Pourtant, j’attendais beaucoup de ce livre. Son auteur, le docteur Laurent Alexandre, est un personnage important de l’univers du web français. Urologue de formation, passionné par le transhumanisme, il incarne un idéal de modernité, et fait partie de l’équipe qui inventa Doctissimo, avant de le revendre au groupe Lagardère. Il mène depuis une vie de conférencier, de penseur du web et de l’univers des technologies, et d’auteur de livres à succès aux titres percutants, comme La mort de la mort, ou La guerre des intelligences.

C’est ce dernier livre qui m’a particulièrement séduit. Quelle perception de l’Intelligence Artificielle un auteur à succès de cet ordre peut-il véhiculer? Quels sont les messages clefs? Qu’en tirera un béotien en la matière? Et bien ce message est assez simple, en fait: face à l’hyper puissance dont bénéficieront « les intelligences artificielles » – notez le glissement sémantique qui s’est opéré ces dernières années, l’IA étant passée d’un domaine à une individualité – l’espèce humaine devra faire preuve d’audace pour survive. Et pour l’auteur, il n’y a pas de doute, cela passe par une refonte des systèmes éducatifs. Et de décrier tout ce que l’humanité a is en branle depuis que le monde et monde, pour former nos chères têtes blondes.
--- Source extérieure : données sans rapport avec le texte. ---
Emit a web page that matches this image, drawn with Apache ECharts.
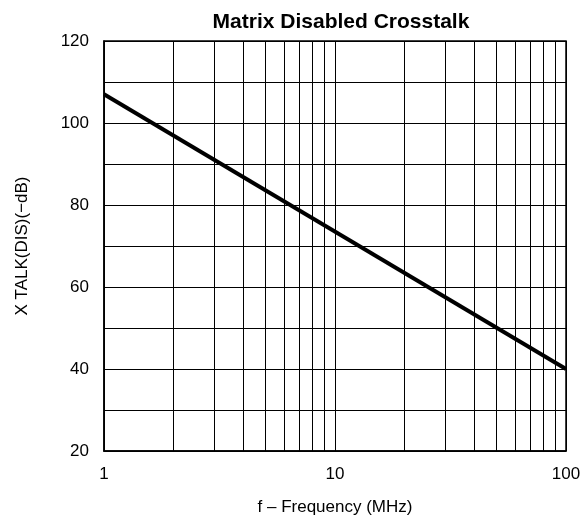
<!DOCTYPE html>
<html><head><meta charset="utf-8">
<script src="https://cdn.jsdelivr.net/npm/echarts@6/dist/echarts.min.js"></script>
<style>html,body{margin:0;padding:0;background:#fff}#c{width:582px;height:516px}</style>
</head><body><div id="c"></div>
<script>
const freqMHz = [1, 100];
const xtalkDb = [107, 40];
const minorFreqs = [2,3,4,5,6,7,8,9,20,30,40,50,60,70,80,90];
const titleText = 'Matrix Disabled Crosstalk';
const xName = 'f \u2013 Frequency (MHz)';
const yName = 'X TALK(DIS)(\u2212dB)';
const F = 'Liberation Sans, Arial, sans-serif';

const chart = echarts.init(document.getElementById('c'), null, {renderer:'canvas'});
chart.setOption({
  animation:false,
  title:{text:titleText,left:336,top:7,textAlign:'center',textStyle:{fontFamily:F,fontSize:21,fontWeight:'bold',color:'#000'}},
  grid:{left:104,right:16,top:41,bottom:65,show:true,borderColor:'#000',borderWidth:1.5,containLabel:false,outerBoundsMode:'none'},
  xAxis:{type:'log',logBase:10,min:1,max:100,name:xName,nameLocation:'middle',nameGap:48,
    nameTextStyle:{fontFamily:F,fontSize:17,color:'#000'},
    axisLine:{show:true,lineStyle:{color:'#000',width:1.5}},axisTick:{show:false},
    axisLabel:{fontFamily:F,fontSize:17,color:'#000',margin:15},
    splitLine:{show:true,lineStyle:{color:'#000',width:1}}},
  yAxis:{type:'value',min:20,max:120,interval:20,name:yName,nameLocation:'middle',nameGap:73,
    nameTextStyle:{fontFamily:F,fontSize:17,color:'#000'},
    axisLine:{show:true,lineStyle:{color:'#000',width:1.5}},axisTick:{show:false},
    axisLabel:{fontFamily:F,fontSize:17,color:'#000',margin:15},
    splitLine:{show:true,lineStyle:{color:'#000',width:1}},
    minorTick:{show:false,splitNumber:2},
    minorSplitLine:{show:true,lineStyle:{color:'#000',width:1}}},
  series:[
    {type:'line',data:minorFreqs.map(()=>null),silent:true,symbol:'none',
     markLine:{silent:true,symbol:'none',label:{show:false},lineStyle:{color:'#000',width:1,type:'solid'},
       data:minorFreqs.map(v=>({xAxis:v}))}},
    {type:'line',data:freqMHz.map((f,i)=>[f,xtalkDb[i]]),symbol:'none',lineStyle:{color:'#000',width:4},z:5}
  ]
});
</script></body></html>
Pourtant, on est loin d’Homo Deus et de ses futurs possibles. On navigue plutôt entre les assertions péremptoires sur la supériorité absolue des intelligences artificielles (rebelote), dont les connaissances et donc le pouvoir ne sauraient avoir de frontières, face à une espèce humaine confrontée à ses limites naturelles. Notre seul espoir, selon l’auteur, c’est de nous appuyer sur ceux d’entre nous qui bénéficient des meilleures dispositions pour faire face. Et de remettre sur le devant de la scène le QI, et de déclarer l’école obsolète, et de nous préparer à un futur des plus terribles.

Je n’aime pas ce type de texte. On n’y apprend pas grand chose, on n’y propose pas grand chose, on y nage dans une sorte de catastrophisme ambiant, alors qu’il y aurait tant à faire comprendre sur les réalités propres à l’intelligence artificielle et sur l’état de l’art. A ce sujet, je rappelle l’excellent travail réalisé par Olivier Ezratty. Son rapport est disponible gratuitement en téléchargement au format PDF. Le lecteur intéressé par ces technologies et leur impact y apprendra bien plus qu’en feuilletant les 300 et quelques pages de la Guerre des intelligences.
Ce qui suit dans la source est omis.